Wellfleet is an Outer Cape town in Barnstable County with 4,352 year-round residents but about 4,862 housing units — more homes than people, a sign of how seasonal the housing is. The median construction age is near 50 years, and many of these were built as summer cottages, not winter-tight homes.

That shapes the insulation work: under-insulated walls and attics on older summer-built houses, drafty crawl spaces, and homes exposed to harsh coastal wind off the Atlantic. Owners converting seasonal places to year-round comfort drive a lot of demand, alongside attic top-ups and air sealing on the town's older year-round homes. Salt air and humidity make a tight, well-sealed envelope especially valuable here.

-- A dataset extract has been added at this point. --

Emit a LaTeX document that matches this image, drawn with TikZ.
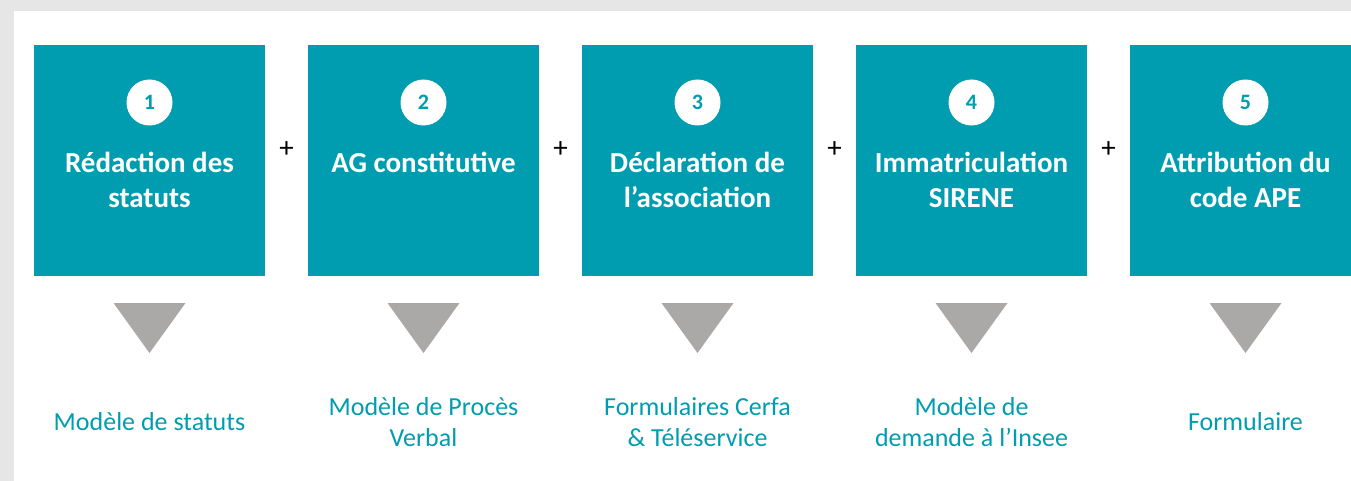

Common questions — Insulation in Wellfleet

Is Wellfleet eligible for Mass Save?
Yes. Wellfleet is in Eversource territory, so homeowners qualify for Mass Save. A no-cost Home Energy Assessment comes first, and approved insulation and air sealing are typically covered 75–100%.
I want to convert my Wellfleet summer cottage to year-round — where do I start?
Begin with a Mass Save Home Energy Assessment. Seasonal Cape homes are usually under-insulated throughout, so air sealing plus attic and wall insulation give the biggest comfort and bill gains heading into winter.
Do higher Cape prices wipe out the Mass Save benefit?
No. Costs run higher on the Outer Cape, but Mass Save covers 75–100% of approved work, so the incentive scales with the price. The HEAT Loan can finance any homeowner share at 0%.
Should I worry about vermiculite in an older Wellfleet attic?
If the home predates 1981, test for it before insulating. Vermiculite (Zonolite) can contain asbestos; a licensed abatement contractor removes it first if it tests positive. The Mass Save assessment will flag it.
Does insulation work need a permit in Wellfleet?
Insulation alone usually doesn't, though related structural work does, filed through the Wellfleet building department. Use an HIC-registered, Mass Save participating contractor to keep the rebate intact.